Within and beyond China, remarkable heroes extend the escape networks into numerous Asian countries as they work to send North Korean escapees to freedom in South Korea and beyond. These heroes include: Steve Kim, founder of 318 Partners (named for Article 318 of the Chinese criminal code which sent him to jail for aiding North Koreans in China); “Mary and Jim,” a retired couple, who run orphanages in China for mixed children abandoned by missing North Korean mothers and desperate Chinese fathers (the undocumented status of these children makes them ineligible for adoption); and “Mr. Jung,” who has undergone face-changing surgeries to repeatedly fool Chinese authorities while rescuing South Korean prisoners of war held illegally in North Korea since 1953.
The tenacity of such brave individuals is sharply contrasted with the failure of the world – especially South Korea, the United States, even the United Nations – to confront and combat North Korea’s atrocities. Kirkpatrick convincingly argues that escaped North Koreans – from starving children to highly-placed officials – will prove to be the best weapon against toppling the despotic, third-generation Kim regime.

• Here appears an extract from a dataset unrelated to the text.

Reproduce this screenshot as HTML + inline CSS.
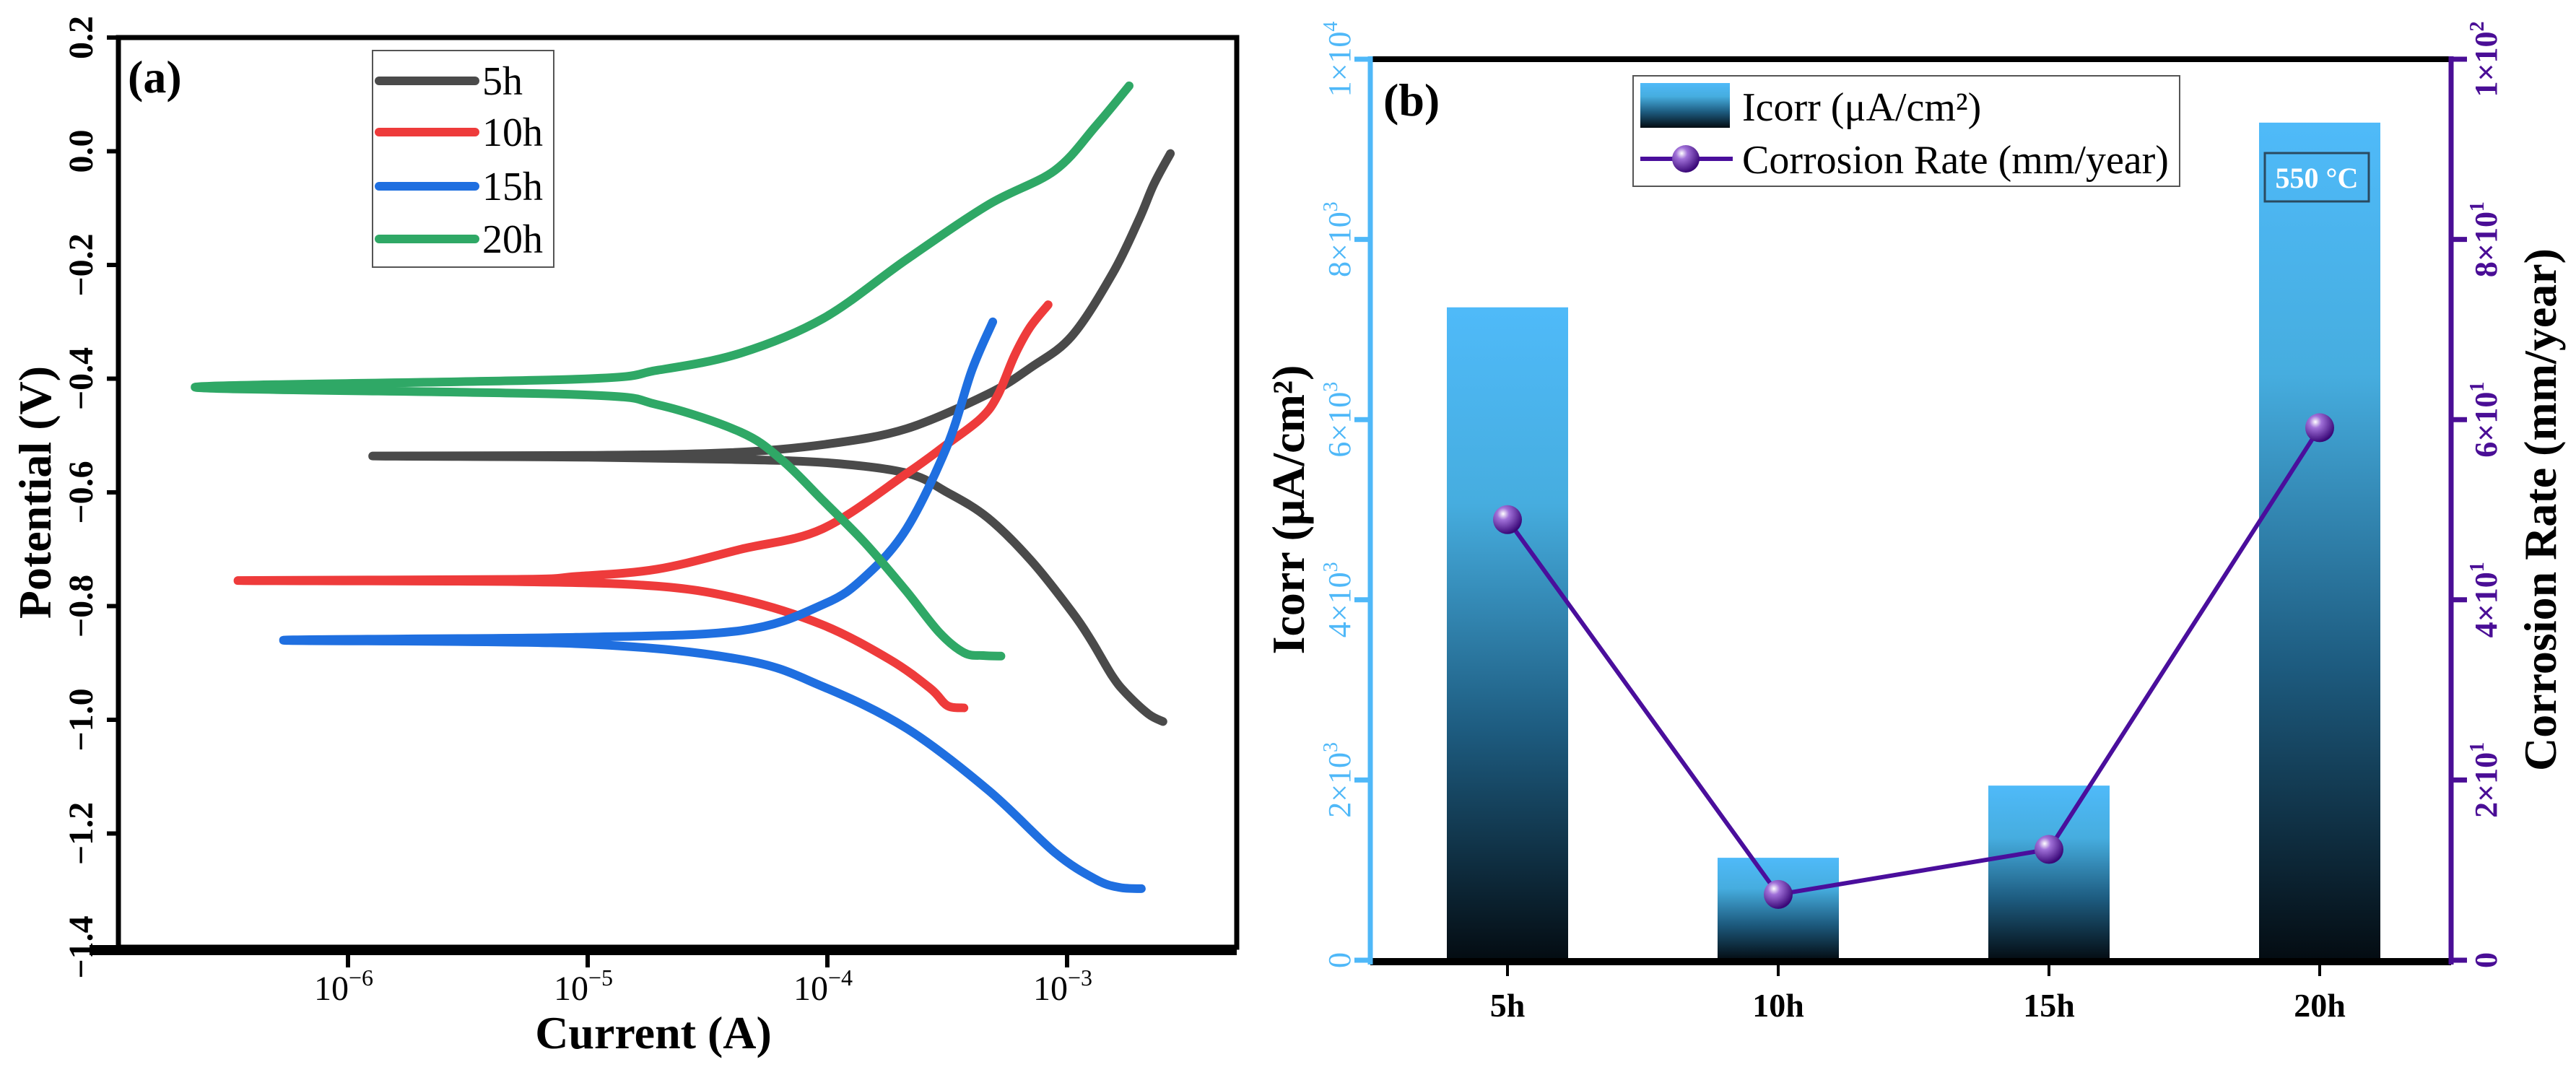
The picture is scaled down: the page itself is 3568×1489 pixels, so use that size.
<!DOCTYPE html>
<html><head><meta charset="utf-8"><style>
html,body{margin:0;padding:0;background:#fff;}
svg{display:block;font-family:"Liberation Serif","DejaVu Serif",serif;}
</style></head><body>
<svg id="fig" width="3568" height="1489" viewBox="0 0 3568 1489" xmlns="http://www.w3.org/2000/svg">
<defs>
<linearGradient id="barGrad" x1="0" y1="0" x2="0" y2="1">
<stop offset="0" stop-color="#4fbaf9"/>
<stop offset="0.3" stop-color="#46addf"/>
<stop offset="0.65" stop-color="#1d5b7f"/>
<stop offset="1" stop-color="#040c12"/>
</linearGradient>
<radialGradient id="ballGrad" cx="0.35" cy="0.3" r="0.7">
<stop offset="0" stop-color="#ffffff"/>
<stop offset="0.3" stop-color="#a070d8"/>
<stop offset="1" stop-color="#3a0878"/>
</radialGradient>
</defs>
<g id="panelA"></g>
<g id="panelB"></g>
</svg>
<script>
// ---- Panel (a) data: log10(current) and potential ----
const seriesNames = ["5h","10h","15h","20h"];
const seriesColors = ["#4a4a4a","#ee3b3b","#1f6fe0","#2fa866"];
const logI_5h = [-2.60,-2.66,-2.75,-2.81,-2.90,-2.98,-3.15,-3.33,-3.50,-3.67,-4.0,-4.4,-5.0,-5.897,-5.0,-4.4,-4.0,-3.67,-3.33,-3.15,-2.98,-2.81,-2.70,-2.638,-2.569];
const E_5h    = [-1.003,-0.99,-0.955,-0.924,-0.86,-0.81,-0.72,-0.645,-0.60,-0.566,-0.548,-0.542,-0.538,-0.536,-0.535,-0.53,-0.515,-0.488,-0.427,-0.38,-0.325,-0.215,-0.12,-0.058,-0.004];
const logI_10h = [-3.43,-3.50,-3.57,-3.74,-4.02,-4.36,-4.71,-5.3,-6.459,-5.3,-5.05,-4.71,-4.36,-4.02,-3.67,-3.50,-3.36,-3.29,-3.22,-3.155,-3.079];
const E_10h    = [-0.979,-0.975,-0.945,-0.894,-0.833,-0.788,-0.765,-0.757,-0.755,-0.753,-0.748,-0.735,-0.70,-0.664,-0.567,-0.515,-0.47,-0.43,-0.36,-0.31,-0.27];
const logI_15h = [-2.69,-2.78,-2.879,-3.052,-3.328,-3.67,-4.017,-4.36,-5.05,-6.269,-5.05,-4.36,-4.017,-3.845,-3.67,-3.50,-3.397,-3.31];
const E_15h    = [-1.297,-1.295,-1.281,-1.233,-1.124,-1.015,-0.942,-0.894,-0.866,-0.86,-0.855,-0.843,-0.797,-0.749,-0.664,-0.518,-0.385,-0.30];
const logI_20h = [-3.276,-3.35,-3.43,-3.534,-3.672,-3.845,-4.017,-4.19,-4.362,-4.707,-5.05,-6.638,-5.05,-4.707,-4.362,-4.017,-3.672,-3.328,-3.052,-2.879,-2.741];
const E_20h    = [-0.888,-0.887,-0.882,-0.846,-0.773,-0.688,-0.615,-0.543,-0.494,-0.446,-0.428,-0.415,-0.401,-0.385,-0.355,-0.294,-0.191,-0.094,-0.034,0.045,0.115];
const yTicksA = [0.2,0.0,-0.2,-0.4,-0.6,-0.8,-1.0,-1.2,-1.4];
const yTickLabelsA = ["0.2","0.0","−0.2","−0.4","−0.6","−0.8","−1.0","−1.2","−1.4"];
const xTicksA = [-6,-5,-4,-3];
const xTickExpA = ["−6","−5","−4","−3"];

// ---- Panel (b) data ----
const categories = ["5h","10h","15h","20h"];
const icorrValues = [7246,1137,1938,9296];
const rateValues = [48.9,7.3,12.3,59.1];
const leftTicks = [0,2000,4000,6000,8000,10000];
const leftTickMant = ["0","2","4","6","8","1"];
const leftTickExp = ["","3","3","3","3","4"];
const rightTicks = [0,20,40,60,80,100];
const rightTickMant = ["0","2","4","6","8","1"];
const rightTickExp = ["","1","1","1","1","2"];

const NS="http://www.w3.org/2000/svg";
function mk(tag,attrs,parent){const e=document.createElementNS(NS,tag);for(const k in attrs)e.setAttribute(k,attrs[k]);if(parent)parent.appendChild(e);return e;}
function smoothPath(pts){
  let d="M"+pts[0][0].toFixed(1)+","+pts[0][1].toFixed(1);
  for(let i=0;i<pts.length-1;i++){
    const p0=pts[Math.max(0,i-1)],p1=pts[i],p2=pts[i+1],p3=pts[Math.min(pts.length-1,i+2)];
    const c1x=p1[0]+(p2[0]-p0[0])/6,c1y=p1[1]+(p2[1]-p0[1])/6;
    const c2x=p2[0]-(p3[0]-p1[0])/6,c2y=p2[1]-(p3[1]-p1[1])/6;
    d+="C"+c1x.toFixed(1)+","+c1y.toFixed(1)+" "+c2x.toFixed(1)+","+c2y.toFixed(1)+" "+p2[0].toFixed(1)+","+p2[1].toFixed(1);
  }
  return d;
}

// ===== Panel A =====
const A={l:164,r:1713,t:52,b:1312};
const xA=v=>482+(v+6)*332;
const yA=v=>A.t+(0.2-v)/1.6*(A.b-A.t);
const gA=document.getElementById('panelA');
const logs=[logI_5h,logI_10h,logI_15h,logI_20h], Es=[E_5h,E_10h,E_15h,E_20h];
for(let s=0;s<4;s++){
  const pts=logs[s].map((v,i)=>[xA(v),yA(Es[s][i])]);
  const p=mk('path',{d:smoothPath(pts),fill:"none",stroke:seriesColors[s],"stroke-width":12,"stroke-linejoin":"round","stroke-linecap":"round"},gA);
  
  
}
const frA=mk('rect',{x:A.l,y:A.t,width:A.r-A.l,height:A.b-A.t,fill:"none",stroke:"#000","stroke-width":7},gA);


mk('line',{x1:A.l-40,y1:A.b+4,x2:A.r,y2:A.b+4,stroke:"#000","stroke-width":14},gA);
yTicksA.forEach((v,i)=>{
  const y=yA(v);
  mk('line',{x1:A.l-16,y1:y,x2:A.l,y2:y,stroke:"#000","stroke-width":6},gA);
  const t=mk('text',{x:0,y:0,transform:`translate(128,${y}) rotate(-90)`,"text-anchor":"middle","font-size":48,"font-weight":"bold"},gA);
  t.textContent=yTickLabelsA[i];
  
  
});
xTicksA.forEach((v,i)=>{
  const x=xA(v);
  mk('line',{x1:x,y1:A.b,x2:x,y2:A.b+28,stroke:"#000","stroke-width":6},gA);
  const t=mk('text',{x:x-6,y:1385,"text-anchor":"middle","font-size":48},gA);
  t.textContent="10";
  const sp=mk('tspan',{dy:-20,"font-size":32},t);sp.textContent=xTickExpA[i];
  
  
});
let t=mk('text',{x:905,y:1452,"text-anchor":"middle","font-size":64,"font-weight":"bold"},gA);t.textContent="Current (A)";

t=mk('text',{transform:"translate(70,682) rotate(-90)","text-anchor":"middle","font-size":64,"font-weight":"bold"},gA);t.textContent="Potential (V)";

t=mk('text',{x:177,y:128,"font-size":64,"font-weight":"bold"},gA);t.textContent="(a)";

// legend a
const legA=mk('g',{},gA);

mk('rect',{x:516,y:70,width:251,height:300,fill:"#fff",stroke:"#555","stroke-width":2},legA);
const legY=[112,183,258,331];
for(let s=0;s<4;s++){
  const e=mk('g',{},legA);
  
  
  mk('line',{x1:525,y1:legY[s],x2:658,y2:legY[s],stroke:seriesColors[s],"stroke-width":12,"stroke-linecap":"round"},e);
  const tt=mk('text',{x:668,y:legY[s]+19,"font-size":56},e);tt.textContent=seriesNames[s];
}

// ===== Panel B =====
const B={l:1898,r:3395,t:82,b:1330};
const catX=i=>2088+i*375;
const yL=v=>B.b-v/10000*(B.b-B.t);
const yR=v=>B.b-v/100*(B.b-B.t);
const gB=document.getElementById('panelB');
const barW=168;
icorrValues.forEach((v,i)=>{
  const r=mk('rect',{x:catX(i)-barW/2,y:yL(v),width:barW,height:B.b-yL(v),fill:"url(#barGrad)"},gB);
  
  
});
mk('line',{x1:B.l,y1:B.t,x2:B.r,y2:B.t,stroke:"#000","stroke-width":8},gB);
mk('line',{x1:B.l,y1:B.b+2,x2:B.r,y2:B.b+2,stroke:"#000","stroke-width":10},gB);
const la=mk('line',{x1:B.l,y1:B.t-4,x2:B.l,y2:B.b+6,stroke:"#4fb8f8","stroke-width":7},gB);

const ra=mk('line',{x1:B.r,y1:B.t-4,x2:B.r,y2:B.b+6,stroke:"#4a0e96","stroke-width":7},gB);

leftTicks.forEach((v,i)=>{
  const y=yL(v);
  mk('line',{x1:B.l-22,y1:y,x2:B.l,y2:y,stroke:"#4fb8f8","stroke-width":7},gB);
  const tt=mk('text',{transform:`translate(1870,${y}) rotate(-90)`,"text-anchor":"middle","font-size":44,fill:"#4fb8f8"},gB);
  tt.textContent=leftTickMant[i]+(leftTickExp[i]?"×10":"");
  if(leftTickExp[i]){const sp=mk('tspan',{dy:-18,"font-size":28},tt);sp.textContent=leftTickExp[i];}
  
});
rightTicks.forEach((v,i)=>{
  const y=yR(v);
  mk('line',{x1:B.r,y1:y,x2:B.r+22,y2:y,stroke:"#4a0e96","stroke-width":7},gB);
  const tt=mk('text',{transform:`translate(3458,${y}) rotate(-90)`,"text-anchor":"middle","font-size":44,"font-weight":"bold",fill:"#4a0e96"},gB);
  tt.textContent=rightTickMant[i]+(rightTickExp[i]?"×10":"");
  if(rightTickExp[i]){const sp=mk('tspan',{dy:-18,"font-size":28},tt);sp.textContent=rightTickExp[i];}
  
});
categories.forEach((c,i)=>{
  const x=catX(i);
  mk('line',{x1:x,y1:B.b,x2:x,y2:B.b+22,stroke:"#000","stroke-width":4},gB);
  const tt=mk('text',{x:x,y:1408,"text-anchor":"middle","font-size":46,"font-weight":"bold"},gB);tt.textContent=c;
  
});
let d="";rateValues.forEach((v,i)=>{d+=(i?"L":"M")+catX(i)+","+yR(v).toFixed(1);});
const ln=mk('path',{d:d,fill:"none",stroke:"#4a0e9c","stroke-width":6},gB);

rateValues.forEach((v,i)=>{
  const c=mk('circle',{cx:catX(i),cy:yR(v),r:20,fill:"url(#ballGrad)"},gB);
  
  
});
t=mk('text',{transform:"translate(1806,706) rotate(-90)","text-anchor":"middle","font-size":64,"font-weight":"bold"},gB);t.textContent="Icorr (μA/cm²)";

t=mk('text',{transform:"translate(3540,706) rotate(-90)","text-anchor":"middle","font-size":64,"font-weight":"bold"},gB);t.textContent="Corrosion Rate (mm/year)";

t=mk('text',{x:1916,y:160,"font-size":64,"font-weight":"bold"},gB);t.textContent="(b)";

const tb=mk('g',{},gB);
mk('rect',{x:3137,y:212,width:144,height:67,fill:"none",stroke:"#2a4a60","stroke-width":3},tb);
const t5=mk('text',{x:3209,y:260,"text-anchor":"middle","font-size":40,"font-weight":"bold",fill:"#fff"},tb);t5.textContent="550 °C";
const legB=mk('g',{},gB);
mk('rect',{x:2262,y:105,width:757,height:153,fill:"#fff",stroke:"#555","stroke-width":2},legB);
const e1=mk('g',{},legB);
mk('rect',{x:2272,y:115,width:124,height:62,fill:"url(#barGrad)"},e1);
let lt=mk('text',{x:2413,y:167,"font-size":56},e1);lt.textContent="Icorr (μA/cm²)";
const e2=mk('g',{},legB);
mk('line',{x1:2272,y1:220,x2:2400,y2:220,stroke:"#4a0e9c","stroke-width":6},e2);
mk('circle',{cx:2335,cy:220,r:19,fill:"url(#ballGrad)"},e2);
lt=mk('text',{x:2413,y:240,"font-size":56},e2);lt.textContent="Corrosion Rate (mm/year)";
</script>
</body></html>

Kirkpatrick is a methodical writer, and "Escape from North Korea" is a solid, matter-of-fact title that falls somewhere in between the unrelenting brutality of Blaine Harden’s recent “Escape from Camp 14: One Man’s Remarkable Odyssey from North Korea to Freedom in the West,” and the flowing narrative of Barbara Demick’s lauded 2010 National Book Award nonfiction finalist, “Nothing to Envy: Ordinary Lives in North Korea.” As literature, “Escape from North Korea” is efficient at best; it reads like a series of separate articles patched together. Certain details are unnecessarily repetitive (such as explaining yet again who North Korean founder Kim Il Sung is, two-thirds through the book). Other details seem oddly missing and sometimes surprisingly inaccurate. Kirkpatrick refers to the underground railroad-multiplying organization LiNK (Liberty in North Korea) as “founded at Yale University in 2004 by two Korean-American students,” but identifies only one founder (whose story is one of the book’s most inspiring). Meanwhile, however, Kirkpatrick neglects to tell readers about the never-named co-founder who was actually already a California college graduate when LiNK began.
Quibbles, inaccuracies, and typos aside, Kirkpatrick undoubtedly offers an eye-opening opportunity to explore an overlooked, pressing topic. She shares with readers the harrowing testimonies, the wrenching struggles, and the inspiring successes. Regretfully, in its current incarnation, “Escape” reads like a powerful draft waiting for a diligent editor’s transformative prowess.
Terry Hong writes BookDragon, a book review blog for the Smithsonian Asian Pacific American Center.